The term social murder, Marsden explained, was first coined by the co-founder of scientific socialism, Frederick Engels, in his book, The Condition of the Working Class in England , as long ago as 1845—at the very beginnings of industrial capitalism: “Yet no one today could describe Grenfell in better terms.”
Marsden declared, “The SEP urges all survivors, local-residents and workers everywhere to place no confidence in May’s rotten whitewash of an inquiry, or in Labour’s attempt to make it more palatable. They must rely on themselves alone, on their social power.
“Workers must demand that all those guilty of social murder at Grenfell in both political and business circles are arrested, charged and put on trial.”
But for this to happen means building the SEP as the political leadership necessary to make it happen.
Following the reports there was a lively discussion period lasting around two hours. The meeting heard moving contributions from survivors of the fire, including Nick Burton, who managed to escape with his wife from the 19th floor, at 3:40 a.m.—thanks to the heroic action of firefighters. Sid-Ali Atmani, who managed to escape from the 15th floor, also spoke on his traumatic experience and his efforts to expose the official whitewash inquiry into the fire. Ali relayed the ongoing contempt with which survivors are being treated by the council and the powers-that-be.

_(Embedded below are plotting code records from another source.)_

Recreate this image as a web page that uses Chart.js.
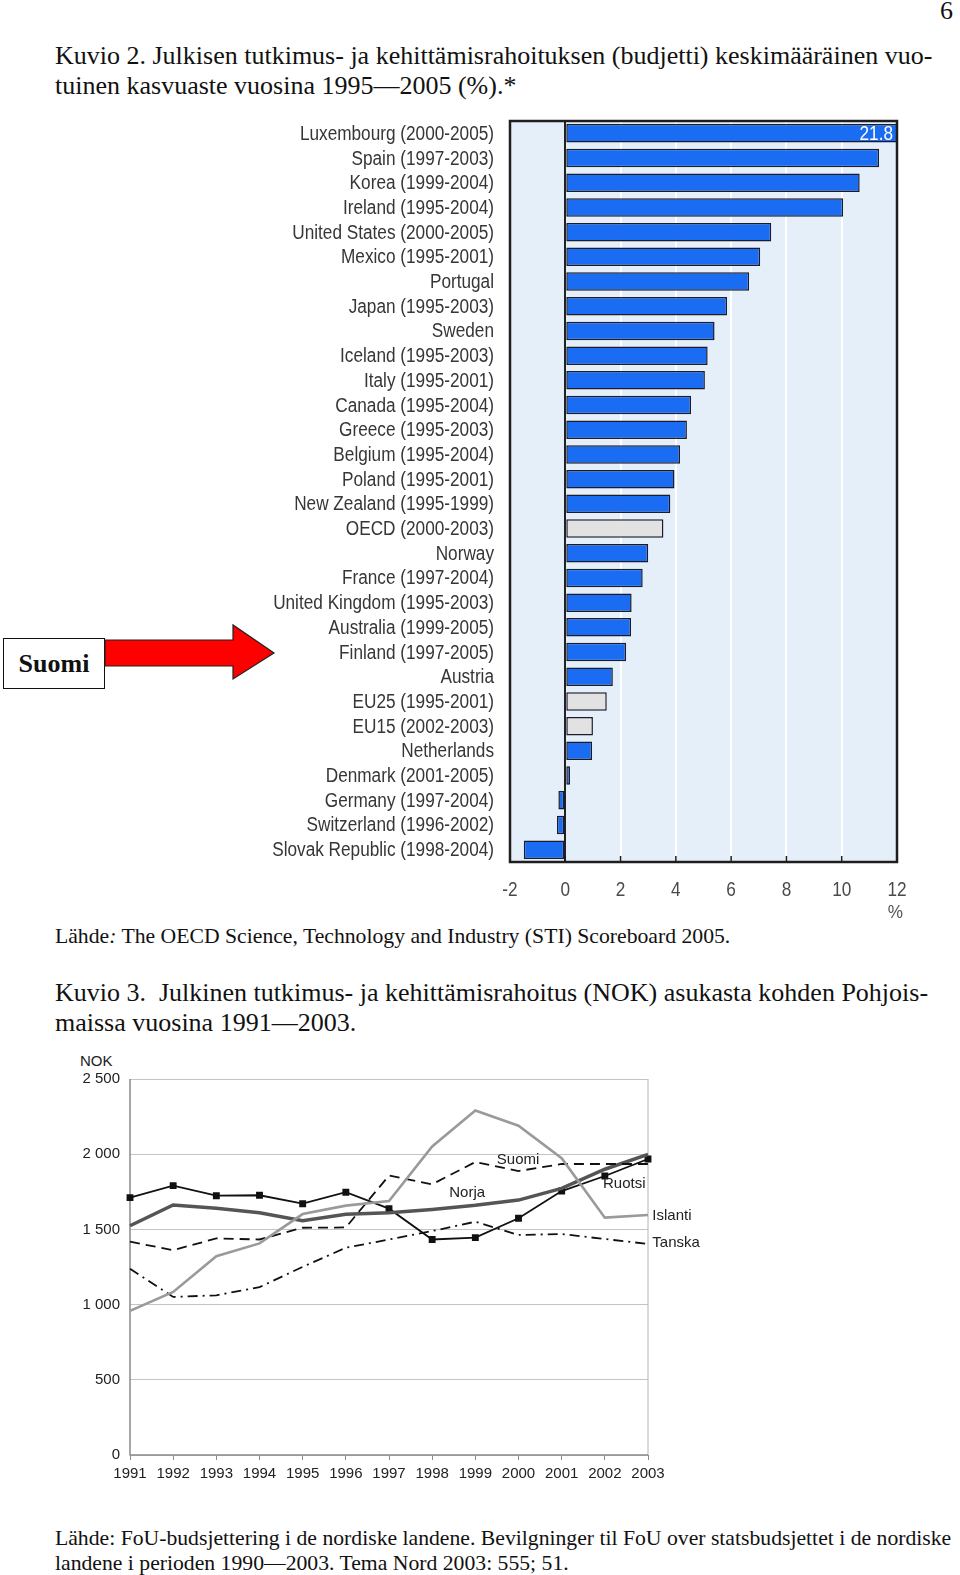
<!DOCTYPE html>
<html>
<head>
<meta charset="utf-8">
<script src="https://cdn.jsdelivr.net/npm/chart.js@4.4.1/dist/chart.umd.min.js"></script>
<style>
  html, body { margin: 0; padding: 0; background: #fff; }
  body { width: 960px; height: 1575px; position: relative; overflow: hidden;
         font-family: "Liberation Serif", "Times New Roman", serif; color: #111; }
  .abs { position: absolute; }
  .txt { font-size: 26px; line-height: 29.5px; white-space: nowrap; }
  .just { text-align: justify; text-align-last: justify; }
  .src { font-size: 21.7px; line-height: 25px; white-space: nowrap; }
  .sans { font-family: "Liberation Sans", Arial, sans-serif; }
</style>
</head>
<body>

<div class="abs txt" style="left:940px; top:-4px;">6</div>

<div class="abs txt just" style="left:55px; top:41px; width:871px;">Kuvio 2. Julkisen tutkimus- ja kehittämisrahoituksen (budjetti) keskimääräinen vuo-</div>
<div class="abs txt" style="left:55px; top:70.5px;">tuinen kasvuaste vuosina 1995—2005 (%).*</div>

<div class="abs" style="left:262px; top:112px; width:648px; height:812px;">
  <canvas id="growthChart"></canvas>
</div>
<div class="abs sans" style="left:887px; top:901px; font-size:19px; color:#555; transform:scaleX(0.9);">%</div>

<!-- Suomi callout -->
<div class="abs" style="left:3px; top:638px; width:100px; height:49px; border:1.5px solid #111; background:#fff;
     font-weight:bold; font-size:26px; line-height:49px; text-align:center;">Suomi</div>
<svg class="abs" style="left:104px; top:621px;" width="175" height="62">
  <polygon points="1,19 129,19 129,4 170,32 129,58 129,45 1,45" fill="#f00" stroke="#222" stroke-width="1.2"/>
</svg>

<div class="abs src" style="left:55px; top:924px;">Lähde<i>:</i> The OECD Science, Technology and Industry (STI) Scoreboard 2005.</div>

<div class="abs txt just" style="left:55px; top:978px; width:873px;">Kuvio 3. &nbsp;Julkinen tutkimus- ja kehittämisrahoitus (NOK) asukasta kohden Pohjois-</div>
<div class="abs txt" style="left:55px; top:1008px;">maissa vuosina 1991—2003.</div>

<div class="abs sans" style="left:80px; top:1052px; font-size:15px; color:#222;">NOK</div>
<div class="abs" style="left:75px; top:1045px; width:640px; height:440px;">
  <canvas id="nokChart"></canvas>
</div>

<div class="abs src just" style="left:55px; top:1526px; width:891px;">Lähde: FoU-budsjettering i de nordiske landene. Bevilgninger til FoU over statsbudsjettet i de nordiske</div>
<div class="abs src" style="left:55px; top:1551px;">landene i perioden 1990—2003. Tema Nord 2003: 555; 51.</div>

<script>
// ---------- Kuvio 2: growth of government R&D budgets ----------
const countries = [
  'Luxembourg (2000-2005)', 'Spain (1997-2003)', 'Korea (1999-2004)', 'Ireland (1995-2004)',
  'United States (2000-2005)', 'Mexico (1995-2001)', 'Portugal', 'Japan (1995-2003)', 'Sweden',
  'Iceland (1995-2003)', 'Italy (1995-2001)', 'Canada (1995-2004)', 'Greece (1995-2003)',
  'Belgium (1995-2004)', 'Poland (1995-2001)', 'New Zealand (1995-1999)', 'OECD (2000-2003)',
  'Norway', 'France (1997-2004)', 'United Kingdom (1995-2003)', 'Australia (1999-2005)',
  'Finland (1997-2005)', 'Austria', 'EU25 (1995-2001)', 'EU15 (2002-2003)', 'Netherlands',
  'Denmark (2001-2005)', 'Germany (1997-2004)', 'Switzerland (1996-2002)', 'Slovak Republic (1998-2004)'
];
const growthRates = [
  21.8, 11.35, 10.65, 10.05, 7.45, 7.05, 6.65, 5.85, 5.4, 5.15, 5.05, 4.55, 4.4, 4.15, 3.95,
  3.8, 3.55, 3.0, 2.8, 2.4, 2.38, 2.2, 1.72, 1.5, 1.0, 0.97, 0.17, -0.25, -0.3, -1.5
];
const aggregates = ['OECD (2000-2003)', 'EU25 (1995-2001)', 'EU15 (2002-2003)'];
const growthTicks = [-2, 0, 2, 4, 6, 8, 10, 12];

const blue = '#1a6cf2';
const aggGray = '#e2e2e2';
const labelFont = "20px 'Liberation Sans', Arial, sans-serif";
const squeeze = 0.86;   // the OECD labels are set in a narrow face

function narrowText(ctx, text, x, y, align) {
  ctx.save();
  ctx.translate(x, y);
  ctx.scale(squeeze, 1);
  ctx.textAlign = align;
  ctx.fillText(text, 0, 0);
  ctx.restore();
}

// light blue panel, frame, tick marks and the hand-set labels
const panelPlugin = {
  id: 'panel',
  beforeDraw(chart) {
    const { ctx, chartArea: a } = chart;
    ctx.save();
    ctx.fillStyle = '#e5effa';
    ctx.fillRect(a.left, a.top, a.right - a.left, a.bottom - a.top);
    ctx.restore();
  },
  afterDraw(chart) {
    const { ctx, chartArea: a, scales: { x, y } } = chart;
    ctx.save();
    ctx.strokeStyle = '#1e1e1e';
    ctx.lineWidth = 1.5;
    growthTicks.forEach(v => {
      const px = x.getPixelForValue(v);
      ctx.beginPath();
      ctx.moveTo(px, a.bottom - 6);
      ctx.lineTo(px, a.bottom);
      ctx.stroke();
    });
    ctx.lineWidth = 2.5;
    ctx.strokeRect(a.left, a.top, a.right - a.left, a.bottom - a.top);

    ctx.font = labelFont;
    ctx.textBaseline = 'middle';
    ctx.fillStyle = '#363636';
    countries.forEach((c, i) => narrowText(ctx, c, a.left - 16, y.getPixelForValue(i) + 1, 'right'));
    ctx.fillStyle = '#4a4a4a';
    growthTicks.forEach(v => narrowText(ctx, String(v), x.getPixelForValue(v), a.bottom + 28, 'center'));

    // value written inside bars that run off the scale
    const meta = chart.getDatasetMeta(0);
    ctx.fillStyle = '#fff';
    growthRates.forEach((v, i) => {
      if (v > x.max) narrowText(ctx, String(v), a.right - 4, meta.data[i].y + 1, 'right');
    });
    ctx.restore();
  }
};

new Chart(document.getElementById('growthChart'), {
  type: 'bar',
  data: {
    labels: countries,
    datasets: [{
      data: growthRates,
      backgroundColor: countries.map(c => aggregates.includes(c) ? aggGray : blue),
      borderColor: '#1b1b2a',
      borderWidth: 1.5,
      borderSkipped: false,
      barPercentage: 0.75,
      categoryPercentage: 1.0
    }]
  },
  options: {
    indexAxis: 'y',
    responsive: true,
    maintainAspectRatio: false,
    animation: false,
    layout: { padding: { top: 9, right: 13, left: 0, bottom: 0 } },
    plugins: { legend: { display: false }, tooltip: { enabled: false } },
    scales: {
      x: {
        min: -2, max: 12,
        afterBuildTicks: s => { s.ticks = growthTicks.map(v => ({ value: v })); },
        afterFit: s => { s.height = 62; },
        grid: {
          color: c => c.tick && c.tick.value === 0 ? '#222' : 'rgba(255,255,255,0.95)',
          lineWidth: 2,
          drawTicks: false
        },
        border: { display: false },
        ticks: { display: false }
      },
      y: {
        afterFit: s => { s.width = 248; },
        grid: { display: false, drawTicks: false },
        border: { display: false },
        ticks: { display: false }
      }
    }
  },
  plugins: [panelPlugin]
});

// ---------- Kuvio 3: NOK per capita, Nordic countries ----------
const years = ['1991', '1992', '1993', '1994', '1995', '1996', '1997', '1998', '1999', '2000', '2001', '2002', '2003'];
const ruotsi  = [1711, 1791, 1724, 1727, 1671, 1747, 1638, 1433, 1445, 1574, 1755, 1855, 1968];
const norja   = [1524, 1662, 1640, 1611, 1558, 1600, 1611, 1633, 1660, 1695, 1773, 1900, 1999];
const suomi   = [1418, 1362, 1440, 1433, 1511, 1513, 1858, 1800, 1948, 1888, 1935, 1935, 1935];
const islanti = [958, 1084, 1322, 1407, 1602, 1658, 1689, 2051, 2291, 2189, 1973, 1578, 1596];
const tanska  = [1238, 1051, 1062, 1116, 1251, 1378, 1433, 1489, 1551, 1463, 1469, 1436, 1403];
const nokTicks = [0, 500, 1000, 1500, 2000, 2500];

// series names placed beside the lines: [name, x (year index), y (NOK), align]
const seriesNames = [
  ['Suomi', 8.99, 1961, 'center'],
  ['Norja', 7.81, 1740, 'center'],
  ['Ruotsi', 11.45, 1800, 'center'],
  ['Islanti', 12.1, 1589, 'left'],
  ['Tanska', 12.1, 1408, 'left']
];

const nokFrame = {
  id: 'nokFrame',
  beforeDatasetsDraw(chart) {
    const { ctx, chartArea: a } = chart;
    ctx.save();
    ctx.strokeStyle = '#b4b4b4';
    ctx.lineWidth = 1;
    ctx.beginPath();
    ctx.moveTo(a.right, a.top);
    ctx.lineTo(a.right, a.bottom);
    ctx.stroke();
    ctx.strokeStyle = '#8a8a8a';
    ctx.lineWidth = 1.5;
    ctx.beginPath();
    ctx.moveTo(a.left, a.top);
    ctx.lineTo(a.left, a.bottom);
    ctx.lineTo(a.right, a.bottom);
    ctx.stroke();
    ctx.restore();
  },
  afterDraw(chart) {
    const { ctx, scales: { x, y } } = chart;
    ctx.save();
    ctx.font = "15px 'Liberation Sans', Arial, sans-serif";
    ctx.fillStyle = '#222';
    ctx.textBaseline = 'middle';
    const step = x.getPixelForValue(1) - x.getPixelForValue(0);
    seriesNames.forEach(([name, xi, v, align]) => {
      ctx.textAlign = align;
      ctx.fillText(name, x.getPixelForValue(0) + xi * step, y.getPixelForValue(v));
    });
    ctx.restore();
  }
};

new Chart(document.getElementById('nokChart'), {
  type: 'line',
  data: {
    labels: years,
    datasets: [
      { label: 'Islanti', data: islanti, borderColor: '#9a9a9a', borderWidth: 2.6, pointRadius: 0 },
      { label: 'Tanska', data: tanska, borderColor: '#111', borderWidth: 1.8, borderDash: [10, 5, 2, 5], pointRadius: 0 },
      { label: 'Suomi', data: suomi, borderColor: '#111', borderWidth: 1.8, borderDash: [10, 6], pointRadius: 0 },
      { label: 'Norja', data: norja, borderColor: '#555', borderWidth: 3.5, pointRadius: 0 },
      { label: 'Ruotsi', data: ruotsi, borderColor: '#111', borderWidth: 1.8, pointRadius: 3.6,
        pointStyle: 'rect', pointBackgroundColor: '#111', pointBorderColor: '#111' }
    ]
  },
  options: {
    responsive: true,
    maintainAspectRatio: false,
    animation: false,
    layout: { padding: { top: 34, right: 67, left: 0, bottom: 0 } },
    plugins: { legend: { display: false }, tooltip: { enabled: false } },
    elements: { line: { tension: 0 } },
    scales: {
      x: {
        offset: false,
        afterFit: s => { s.height = 30; },
        grid: { display: true, drawOnChartArea: false, color: '#8a8a8a', tickLength: 5 },
        border: { display: false },
        ticks: { color: '#222', padding: 5, maxRotation: 0, autoSkip: false,
                 font: { family: "'Liberation Sans', Arial, sans-serif", size: 15 } }
      },
      y: {
        min: 0, max: 2500,
        afterBuildTicks: s => { s.ticks = nokTicks.map(v => ({ value: v })); },
        afterFit: s => { s.width = 55; },
        grid: { color: '#c4c4c4', lineWidth: 1, drawTicks: false },
        border: { display: false },
        ticks: {
          color: '#222', padding: 10,
          font: { family: "'Liberation Sans', Arial, sans-serif", size: 15 },
          callback: v => v >= 1000 ? Math.floor(v / 1000) + ' ' + String(v % 1000).padStart(3, '0') : String(v)
        }
      }
    }
  },
  plugins: [nokFrame]
});
</script>
</body>
</html>
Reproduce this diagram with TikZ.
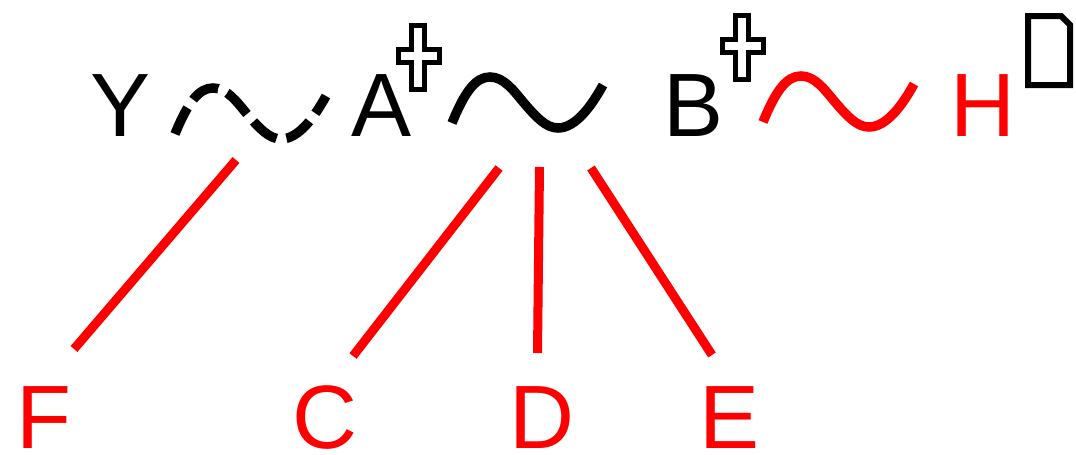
\documentclass[tikz,border=0pt]{standalone}
\usepackage{fontspec}
\setmainfont{Liberation Sans}
\begin{document}
\begin{tikzpicture}[x=1pt,y=-1pt,
  lbl/.style={anchor=base,inner sep=0pt,text depth=0pt,font=\fontsize{90}{90}\selectfont},
  redlbl/.style={lbl,text=red},
  tline/.style={line width=9.5pt},
  dashtline/.style={tline,dash pattern=on 29pt off 10pt},
  link/.style={red,line width=9pt},
  crossmark/.style={draw=black,fill=white,line width=5pt,line join=miter},
  glyphbox/.style={draw=black,line width=6pt,line join=miter},
  tilde/.pic={\draw[pic actions] (0,0) .. controls (13,-32) and (24,-46) .. (38,-46)
      .. controls (52,-46) and (62,-32) .. (72,-20)
      .. controls (84,-6) and (94,5) .. (106,5)
      .. controls (124,5) and (140,-18) .. (151,-38);},
  crosspic/.pic={\path[pic actions] (0,0) -- (13,0) -- (13,24) -- (28,24) -- (28,37) -- (13,37)
      -- (13,64) -- (0,64) -- (0,37) -- (-13,37) -- (-13,24) -- (0,24) -- cycle;}]
\useasboundingbox (0,0) rectangle (1076,455);
% top row
\node[lbl] (Y) at (121,136.5) {Y};
\pic[dashtline] (t0) at (175,134) {tilde};
\node[lbl] (A) at (382,136.5) {A};
\pic[crossmark] (xa) at (411.5,25.5) {crosspic};
\pic[tline] (t1) at (452,123) {tilde};
\node[lbl] (B) at (693.5,136.5) {B};
\pic[crossmark] (xb) at (735.5,15.5) {crosspic};
\pic[tline,red] (t2) at (763,122) {tilde};
\node[redlbl] (H) at (983,136.5) {H};
\draw[glyphbox] (1028,16) -- (1061,16) -- (1070,25) -- (1070,85) -- (1028,85) -- cycle;
% bottom row
\node[redlbl] (F) at (43.5,448.5) {F};
\node[redlbl] (C) at (325,448.5) {C};
\node[redlbl] (D) at (542,448.5) {D};
\node[redlbl] (E) at (730,448.5) {E};
% connectors
\coordinate (f1) at (236,160); \coordinate (f2) at (74,349);
\coordinate (c1) at (499,168); \coordinate (c2) at (353,356);
\coordinate (d1) at (539.5,167); \coordinate (d2) at (537.5,353);
\coordinate (e1) at (591,168); \coordinate (e2) at (712,355);
\draw[link] (f1) -- (f2);
\draw[link] (c1) -- (c2);
\draw[link] (d1) -- (d2);
\draw[link] (e1) -- (e2);
\end{tikzpicture}
\end{document}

The audience responded during and at the end of contributions with warm applause.
Jerry White, a leading member of the Socialist Equality Party in the United States, spoke during the discussion. What happened at Grenfell was a “crime” in which “lives were sacrificed due to financial and political decisions that benefited a tiny minority at the top.”
White explained how in Flint, thousands of working class residents of the US industrial Midwest city had their water supply poisoned. As with Grenfell, this was due to political and commercial decisions made—in the US by Republican and Democratic Party politicians in alliance with big business—motivated by the drive to cost costs and increase profit. This has already resulted in the deaths of at least 12 people.
Marsden explained in his summation that the government, local council and Metropolitan Police were involved in a “massive cover-up” over Grenfell. He said, “Grenfell has shown one thing and that is the enormous ingenuity, dedication and seriousness of the working class.” To applause he said, “This was a crisis in which people were failed by the official system and everything that happened here happened because of the actions of local residents.”
The “issue we are confronting here is the crisis of political leadership. It is not because workers won’t fight, it’s because there is not a political tendency outside of this one that is prepared for a political struggle against the system.”
Marsden explained that the SEP will be holding a regular forum in the area at which residents can come together and discuss a way forward. The SEP would work to expose the government’s fraudulent inquiry into Grenfell: “We will counter their propaganda with the truth.”
Following the meeting, a collection of £380 was made in support of the Socialist Equality Party’s £100,000 Development Fund. Large numbers of audience members stayed on to discuss with SEP members and World Socialist Web Site reporters. Over the next days, the WSWS will publish coverage of the meeting including interviews with those in attendance.